TASK TO COMPLETE: Every line of the material is to be quoted verbatim, minus the pictures.

########

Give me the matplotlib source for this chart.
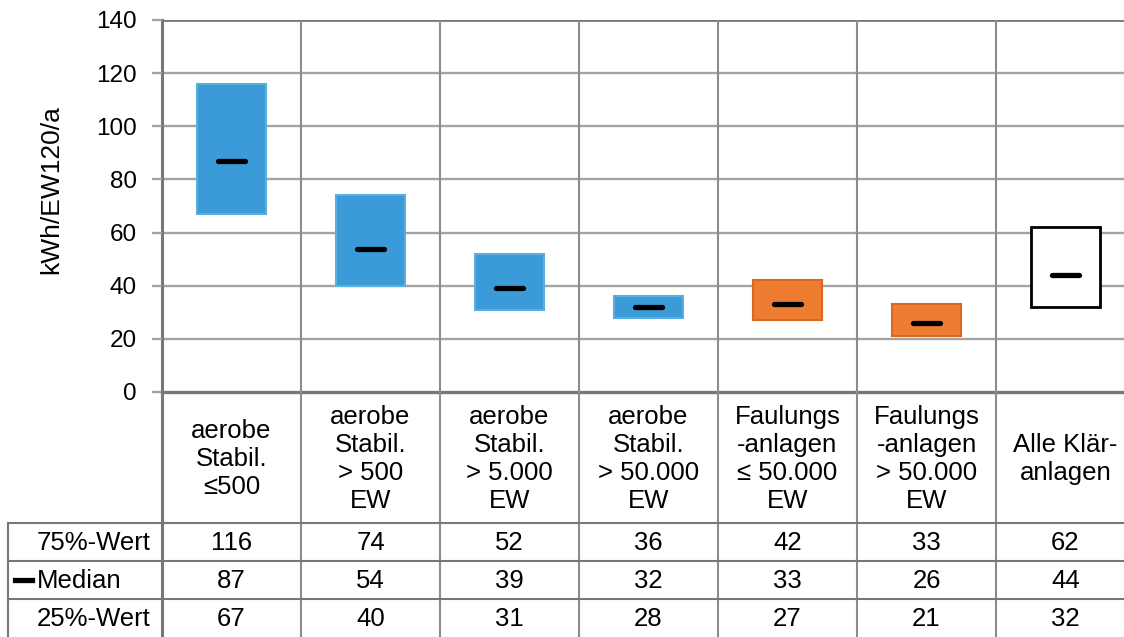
import matplotlib.pyplot as plt
from matplotlib.lines import Line2D

plt.rcParams['font.family'] = ['Liberation Sans', 'DejaVu Sans']

categories = ['aerobe\nStabil.\n≤500', 'aerobe\nStabil.\n> 500\nEW', 'aerobe\nStabil.\n> 5.000\nEW',
              'aerobe\nStabil.\n> 50.000\nEW', 'Faulungs\n-anlagen\n≤ 50.000\nEW',
              'Faulungs\n-anlagen\n> 50.000\nEW', 'Alle Klär-\nanlagen']
q75 = [116, 74, 52, 36, 42, 33, 62]
median = [87, 54, 39, 32, 33, 26, 44]
q25 = [67, 40, 31, 28, 27, 21, 32]
row_labels = ['75%-Wert', 'Median', '25%-Wert']

face = ['#3a9bd8'] * 4 + ['#ee7d31'] * 2 + ['white']
edge = ['#5aaee0'] * 4 + ['#d8691f'] * 2 + ['black']

W, H = 1124, 637
fig = plt.figure(figsize=(W / 100, H / 100), dpi=100)

x0, colw = 162, 139
ax = fig.add_axes([x0 / W, 1 - 392 / H, 7 * colw / W, (392 - 20) / H])
ax.set_xlim(-0.5, 6.5)
ax.set_ylim(0, 140)

grid_c = '#a3a3a3'
dark_c = '#777777'
for v in range(20, 140, 20):
    ax.axhline(v, color=grid_c, lw=1.7, zorder=1)
for sp in ax.spines.values():
    sp.set_visible(False)
ax.axhline(140, color=dark_c, lw=2.0, zorder=1)
ax.axhline(0, color=dark_c, lw=2.4, zorder=1, clip_on=False)
ax.axvline(-0.5, color=dark_c, lw=2.2, zorder=1, clip_on=False)

bw = 0.5
for i in range(len(categories)):
    ax.bar(i, q75[i] - q25[i], bottom=q25[i], width=bw, color=face[i],
           edgecolor=edge[i], linewidth=1.5 if i < 6 else 2.0, zorder=3)
    ax.plot([i - 0.1, i + 0.1], [median[i], median[i]], color='black', lw=3.8,
            solid_capstyle='round', zorder=4)

for i in range(6):
    ax.axvline(i + 0.5, color='#8c8c8c', lw=1.5, zorder=2)

ax.set_xticks([])
ax.set_yticks(range(0, 141, 20))
ax.tick_params(axis='y', length=7, width=1.7, color=grid_c, labelsize=17.5, pad=11)
ax.set_ylabel('kWh/EW120/a', fontsize=19)
ax.yaxis.set_label_coords(-0.102, 0.543)

# table below the chart
tb = fig.add_axes([x0 / W, 0, 7 * colw / W, (H - 392) / H])
tb.set_xlim(-0.5, 6.5)
tb.set_ylim(H, 392)
tb.axis('off')

fs = 18.5
left = -0.5 - (x0 - 8) / colw
for i in range(7):
    tb.plot([i - 0.5, i - 0.5], [392, H], color='#777777' if i == 0 else '#8c8c8c',
            lw=2.2 if i == 0 else 1.5, clip_on=False)
for yy in [523, 561, 599]:
    tb.plot([left, 6.5], [yy, yy], color='#777777', lw=1.5, clip_on=False)
tb.plot([left, left], [523, H], color='#777777', lw=1.5, clip_on=False)

for i, cat in enumerate(categories):
    tb.text(i, 459, cat, ha='center', va='center', fontsize=fs, linespacing=1.22)
    for r, vals in enumerate([q75, median, q25]):
        tb.text(i, 543 + r * 38, str(vals[i]), ha='center', va='center', fontsize=fs)

lab_x = -0.5 - (x0 - 37) / colw
for r, lab in enumerate(row_labels):
    tb.text(lab_x, 543 + r * 38, lab, ha='left', va='center', fontsize=fs, clip_on=False)
tb.add_line(Line2D([-0.5 - (x0 - 15) / colw, -0.5 - (x0 - 32) / colw], [580, 580],
                   color='black', lw=3.8, clip_on=False))

fig.savefig('out.png', dpi=100)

########

EXERCISE RESPONSE:
Give me the matplotlib source for this chart.
import matplotlib.pyplot as plt
from matplotlib.lines import Line2D

plt.rcParams['font.family'] = ['Liberation Sans', 'DejaVu Sans']

categories = ['aerobe\nStabil.\n≤500', 'aerobe\nStabil.\n> 500\nEW', 'aerobe\nStabil.\n> 5.000\nEW',
              'aerobe\nStabil.\n> 50.000\nEW', 'Faulungs\n-anlagen\n≤ 50.000\nEW',
              'Faulungs\n-anlagen\n> 50.000\nEW', 'Alle Klär-\nanlagen']
q75 = [116, 74, 52, 36, 42, 33, 62]
median = [87, 54, 39, 32, 33, 26, 44]
q25 = [67, 40, 31, 28, 27, 21, 32]
row_labels = ['75%-Wert', 'Median', '25%-Wert']

face = ['#3a9bd8'] * 4 + ['#ee7d31'] * 2 + ['white']
edge = ['#5aaee0'] * 4 + ['#d8691f'] * 2 + ['black']

W, H = 1124, 637
fig = plt.figure(figsize=(W / 100, H / 100), dpi=100)

x0, colw = 162, 139
ax = fig.add_axes([x0 / W, 1 - 392 / H, 7 * colw / W, (392 - 20) / H])
ax.set_xlim(-0.5, 6.5)
ax.set_ylim(0, 140)

grid_c = '#a3a3a3'
dark_c = '#777777'
for v in range(20, 140, 20):
    ax.axhline(v, color=grid_c, lw=1.7, zorder=1)
for sp in ax.spines.values():
    sp.set_visible(False)
ax.axhline(140, color=dark_c, lw=2.0, zorder=1)
ax.axhline(0, color=dark_c, lw=2.4, zorder=1, clip_on=False)
ax.axvline(-0.5, color=dark_c, lw=2.2, zorder=1, clip_on=False)

bw = 0.5
for i in range(len(categories)):
    ax.bar(i, q75[i] - q25[i], bottom=q25[i], width=bw, color=face[i],
           edgecolor=edge[i], linewidth=1.5 if i < 6 else 2.0, zorder=3)
    ax.plot([i - 0.1, i + 0.1], [median[i], median[i]], color='black', lw=3.8,
            solid_capstyle='round', zorder=4)

for i in range(6):
    ax.axvline(i + 0.5, color='#8c8c8c', lw=1.5, zorder=2)

ax.set_xticks([])
ax.set_yticks(range(0, 141, 20))
ax.tick_params(axis='y', length=7, width=1.7, color=grid_c, labelsize=17.5, pad=11)
ax.set_ylabel('kWh/EW120/a', fontsize=19)
ax.yaxis.set_label_coords(-0.102, 0.543)

# table below the chart
tb = fig.add_axes([x0 / W, 0, 7 * colw / W, (H - 392) / H])
tb.set_xlim(-0.5, 6.5)
tb.set_ylim(H, 392)
tb.axis('off')

fs = 18.5
left = -0.5 - (x0 - 8) / colw
for i in range(7):
    tb.plot([i - 0.5, i - 0.5], [392, H], color='#777777' if i == 0 else '#8c8c8c',
            lw=2.2 if i == 0 else 1.5, clip_on=False)
for yy in [523, 561, 599]:
    tb.plot([left, 6.5], [yy, yy], color='#777777', lw=1.5, clip_on=False)
tb.plot([left, left], [523, H], color='#777777', lw=1.5, clip_on=False)

for i, cat in enumerate(categories):
    tb.text(i, 459, cat, ha='center', va='center', fontsize=fs, linespacing=1.22)
    for r, vals in enumerate([q75, median, q25]):
        tb.text(i, 543 + r * 38, str(vals[i]), ha='center', va='center', fontsize=fs)

lab_x = -0.5 - (x0 - 37) / colw
for r, lab in enumerate(row_labels):
    tb.text(lab_x, 543 + r * 38, lab, ha='left', va='center', fontsize=fs, clip_on=False)
tb.add_line(Line2D([-0.5 - (x0 - 15) / colw, -0.5 - (x0 - 32) / colw], [580, 580],
                   color='black', lw=3.8, clip_on=False))

fig.savefig('out.png', dpi=100)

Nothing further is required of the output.